Pflegebudget 2025: Wenn Professionalisierung Inklusion verhindert
Die Reform setzt klare Grenzen: Ab 2025 dürfen Krankenhäuser Sitzwachen nur noch refinanzieren, wenn sie von formal qualifizierten Pflegekräften übernommen werden.
Das schließt all jene aus, die bisher als einfache 1:1-Betreuung wertvolle Arbeit geleistet haben – darunter auch viele Menschen mit Beeinträchtigung, Ehrenamtliche oder Quereinsteiger:innen.
Aktuell arbeiten deutschlandweit tausende Helfer:innen ohne formale Pflegeausbildung in der 1:1 Betreuung. Laut Bundesagentur für Arbeit sind fast 80 % der arbeitslosen Pflegehilfskräfte (ca. 43.000 von rund 56.000) ohne Berufsabschluss aktiv auf Arbeitssuche. Das zeigt: Viele potenzielle Unterstützende haben keine formale Qualifikation – und drohen künftig aus finanziellen Gründen aus dem Klinikalltag ausgeschlossen zu werden.
Für mich persönlich heißt das:
Mein Forschungskonzept – Purpose Pulse People (PPP) – sah vor, Menschen mit Behinderung einschließlich geringqualifizierter Betreuer:innen als Sitzwachen einzubinden. Ein inklusives Modell, das Teilhabe und Pflegeentlastung verbinden konnte, wird durch die neue Regelung faktisch unmöglich. Kliniken verlieren damit nicht nur Personalressourcen, sondern Inklusion als gelebte Praxis wird ausgebremst.
Diese Reform ist zwar aus guter Absicht entstanden – nämlich Qualität und Sicherheit durch höhere Professionalisierung zu gewährleisten –, aber sie überträgt eine ungewohnte Belastung auf Krankenhäuser: Bereits heute fehlen laut DKI-Studie in etwa 94 % der Kliniken Stellen in der Akut-pflege – und Sitzwachen-kräfte ohne formale Ausbildung wurden hier oft zur Lücken-Stopfung eingesetzt. Wenn solche Personen künftig nicht refinanzierbar sind, bleiben Einsatzlücken, die schwierig zu schließen sind.

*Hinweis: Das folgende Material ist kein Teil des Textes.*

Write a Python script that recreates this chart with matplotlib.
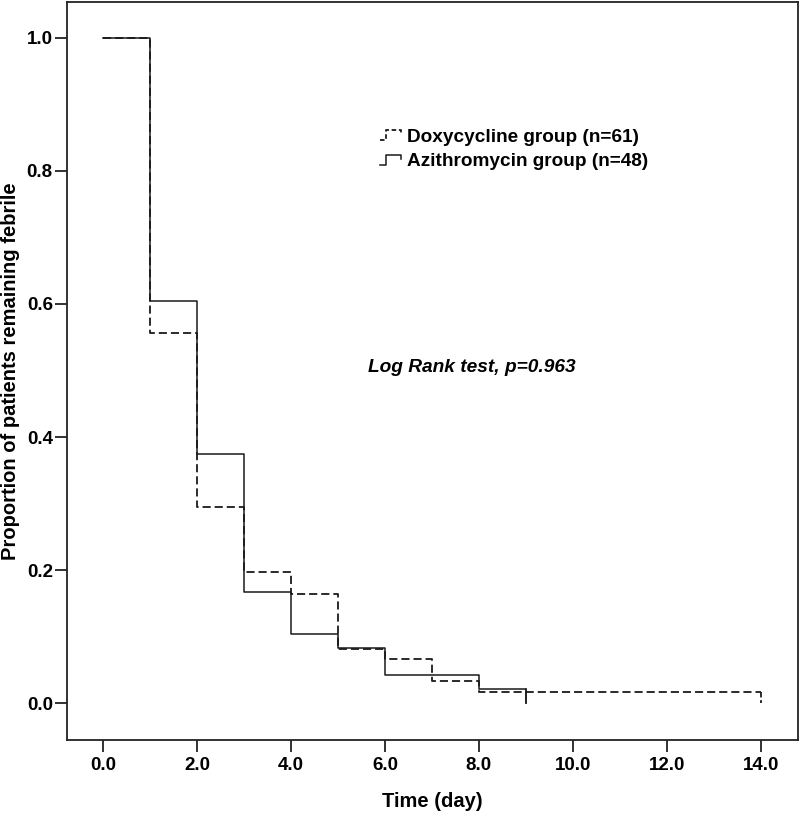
import matplotlib
matplotlib.use("Agg")
import matplotlib.pyplot as plt
from matplotlib.legend_handler import HandlerBase
from matplotlib.lines import Line2D

plt.rcParams['font.family'] = ['Liberation Sans', 'DejaVu Sans']
plt.rcParams['font.weight'] = 'bold'

# Kaplan-Meier estimates
doxy_time = [0, 1, 2, 3, 4, 5, 6, 7, 8, 14]
doxy_surv = [1.0, 0.557, 0.295, 0.197, 0.164, 0.082, 0.066, 0.033, 0.016, 0.016]
azi_time = [0, 1, 2, 3, 4, 5, 6, 8, 9]
azi_surv = [1.0, 0.604, 0.375, 0.167, 0.104, 0.083, 0.042, 0.021, 0.0]
doxy_censor = [14]

xticks = [0, 2, 4, 6, 8, 10, 12, 14]
yticks = [0.0, 0.2, 0.4, 0.6, 0.8, 1.0]

line_col = '#1a1a1a'


class StepHandler(HandlerBase):
    # little step glyph like the SPSS legend
    def create_artists(self, legend, orig_handle, xdescent, ydescent,
                       width, height, fontsize, trans):
        x0 = -xdescent
        y0 = -ydescent
        xs = [x0, x0 + width * 0.3, x0 + width * 0.3, x0 + width, x0 + width]
        ys = [y0 + height * 0.1, y0 + height * 0.1, y0 + height * 0.85,
              y0 + height * 0.85, y0 + height * 0.55]
        ln = Line2D(xs, ys, color=orig_handle.get_color(),
                    linestyle=orig_handle.get_linestyle(),
                    linewidth=orig_handle.get_linewidth(), transform=trans)
        if orig_handle.get_linestyle() == '--':
            ln.set_dashes((2.5, 1.5))
        return [ln]


fig = plt.figure(figsize=(8, 8.16), dpi=100)
ax = fig.add_axes([0.0834, 0.0931, 0.9141, 0.9044])

d, = ax.step(doxy_time, doxy_surv, where='post', color=line_col,
             linestyle='--', linewidth=1.3, dashes=(4.5, 2.2))
a, = ax.step(azi_time, azi_surv, where='post', color=line_col,
             linestyle='-', linewidth=1.1)
# final drop of the solid curve
ax.plot([azi_time[-1], azi_time[-1]], [azi_surv[-2], azi_surv[-1]],
        color=line_col, linewidth=1.1)
# censor tick on the dashed curve
for t in doxy_censor:
    ax.plot([t, t], [doxy_surv[-1], 0.0], color=line_col, linewidth=1.3,
            linestyle='--', dashes=(3, 1.5))

ax.set_xlim(-0.77, 14.79)
ax.set_ylim(-0.0556, 1.054)
ax.set_xticks(xticks)
ax.set_xticklabels(['%.1f' % v for v in xticks])
ax.set_yticks(yticks)
ax.set_yticklabels(['%.1f' % v for v in yticks])
ax.tick_params(direction='out', length=8.5, width=1.3, labelsize=13.5,
               color='#222222')
ax.tick_params(axis='x', pad=3.5)
ax.tick_params(axis='y', pad=1.5)
for s in ax.spines.values():
    s.set_linewidth(1.3)
    s.set_color('#222222')

ax.set_xlabel('Time (day)', fontsize=14.5, fontweight='bold', labelpad=13)
ax.set_ylabel('Proportion of patients remaining febrile', fontsize=14.5,
              fontweight='bold', labelpad=5)

d_handle = Line2D([], [], color=line_col, linestyle='--', linewidth=1.3)
a_handle = Line2D([], [], color=line_col, linestyle='-', linewidth=1.1)
ax.legend([d_handle, a_handle],
          ['Doxycycline group (n=61)', 'Azithromycin group (n=48)'],
          handler_map={Line2D: StepHandler()},
          loc='upper left', bbox_to_anchor=(0.428, 0.829), frameon=False,
          borderpad=0, borderaxespad=0, handlelength=1.1, handletextpad=0.35,
          labelspacing=0.38, prop={'size': 13.7, 'weight': 'bold'})

ax.text(5.64, 0.505, 'Log Rank test, p=0.963', fontsize=13.8,
        fontweight='bold', fontstyle='italic', ha='left', va='center')

fig.savefig('out.png', dpi=100)
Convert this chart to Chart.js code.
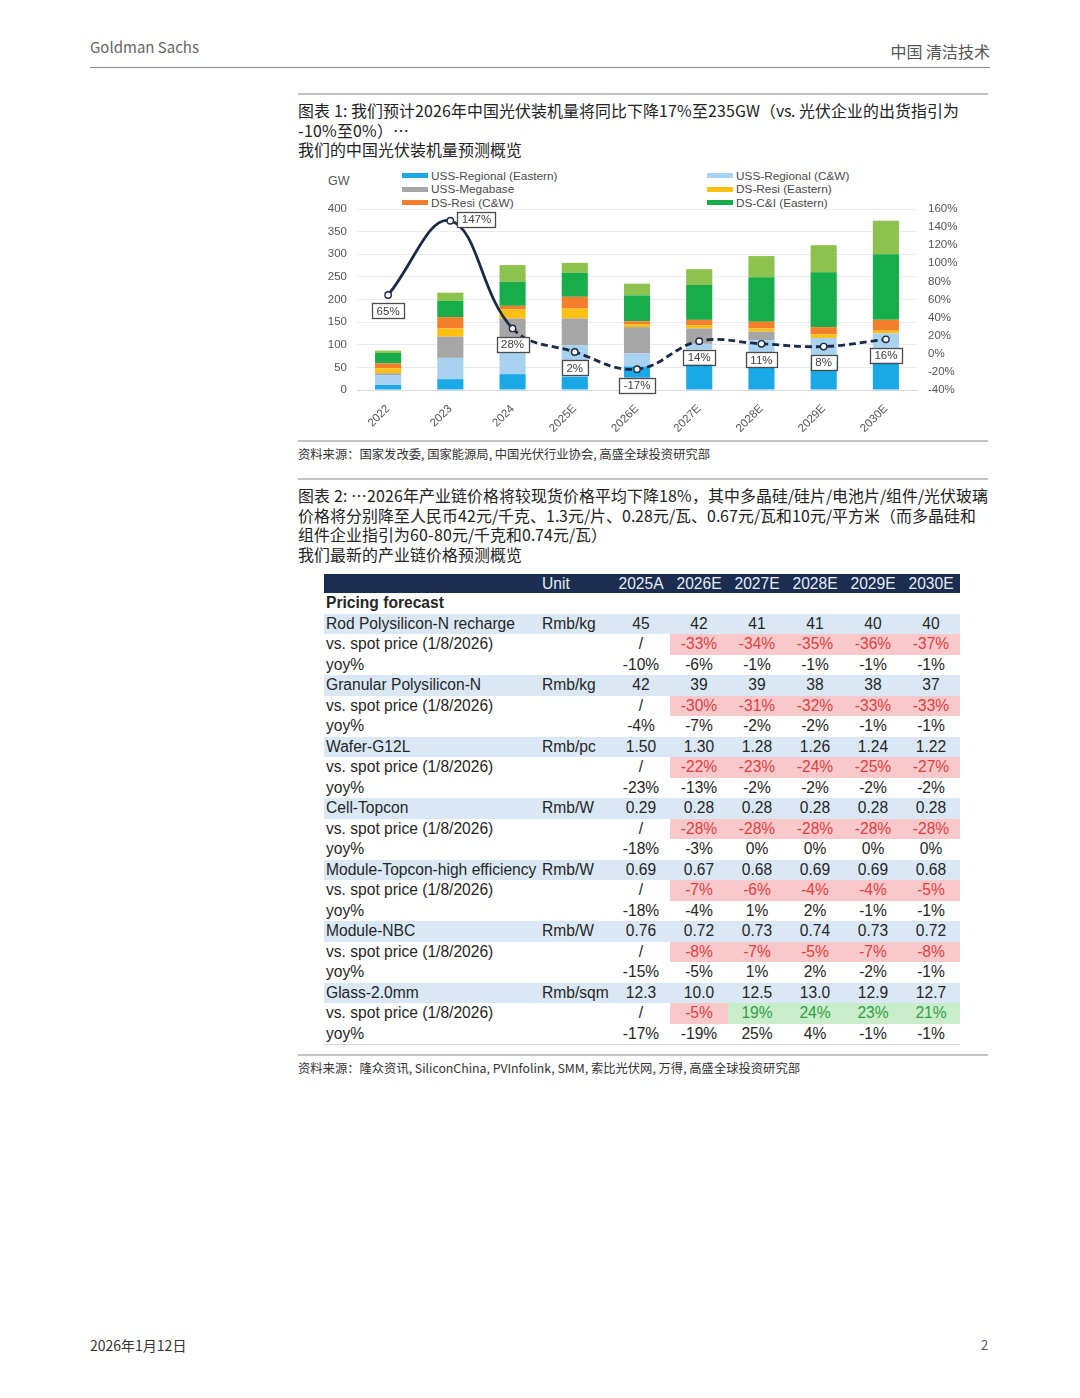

Inklusion bleibt auf der Strecke.
Die Konsequenz: PPP, so wie ich es erforschen wollte, ist in dieser Form derzeit rechtlich und finanziell nicht umsetzbar. Menschen mit Beeinträchtigung verlieren eine sinnvolle Teilhabe-Möglichkeit – genau dort, wo sie zur Pflege beitragen könnten.
Aber: Das bedeutet nicht das Ende der Idee. Statt aufzugeben, brauchen wir jetzt kreative neue Wege:
Mehr Chancen durch modulare Qualifizierungen (z. B. Pflegehelfer*innen-Module), die auch Menschen mit Behinderung absolvieren können
Alternativen zum Pflegebudget: Finanzierung über Ausgleichsabgabe, Stiftungsmodelle oder Kooperation mit Integrationsämtern
Einsatzmöglichkeiten in Bereichen außerhalb der Sitzwache: z. B. psychosoziale Begleitung, Mobilisierungsassistenz, Hospizbetreuung
Die Reform ersetzt nicht den Willen zur Inklusion – sie fordert neue Wege. Ziel muss sein: Eine inklusive Arbeitswelt, in der auch Menschen ohne klassische Pflegeausbildung sichtbar und wertvoll sind.
Gerade jetzt wird deutlich: Forschung und Praxis müssen weitergehen. Wer die Inklusion ernst nimmt, findet neue Schlüssel – auch ohne direkten Zugang zum Pflegebudget. Denn Inklusion ist kein Extra – sie ist längst systemrelevante Realität, die wir gestalten können.